US Census Bureau defined Metropolitan Statistical Area (MSA) in southwestern Puerto Rico

The San Germán–Cabo Rojo Metropolitan Statistical Area was a United States Census Bureau defined Metropolitan Statistical Area (MSA) in southwestern Puerto Rico. A July 1, 2009 Census Bureau estimate placed the population at 148,559, a 9.06% increase over the 2000 census figure of 136,212.

San Germán-Cabo Rojo was the fourth largest metropolitan area (by population) in Puerto Rico and is the second fastest growing MSA, after Aguadilla-Isabela-San Sebastián, in the Commonwealth.

==Municipalities==
A total of four municipalities (Spanish: municipios) were included as part of the San Germán-Cabo Rojo Metropolitan Statistical Area.

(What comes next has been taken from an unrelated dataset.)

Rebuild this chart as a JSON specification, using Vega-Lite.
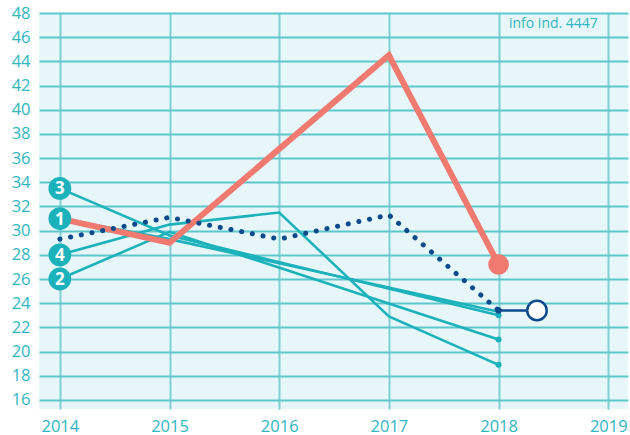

- Cabo Rojo (Principal city)
- San Germán (Principal city)
- Lajas
- Sabana Grande

==Combined Statistical Area==
In the 2023 statistical area definitions, the San Germán–Cabo Rojo, PR MSA was disbanded and merged with the pre-existing Mayagüez, PR MSA. In turn, this merged MSA was combined with the adjacent Aguadilla, PR MSA to form the Mayagüez–Aguadilla, PR Combined Statistical Area (CSA). The newly defined CSA comprises thirteen municipios on Puerto Rico's western coast.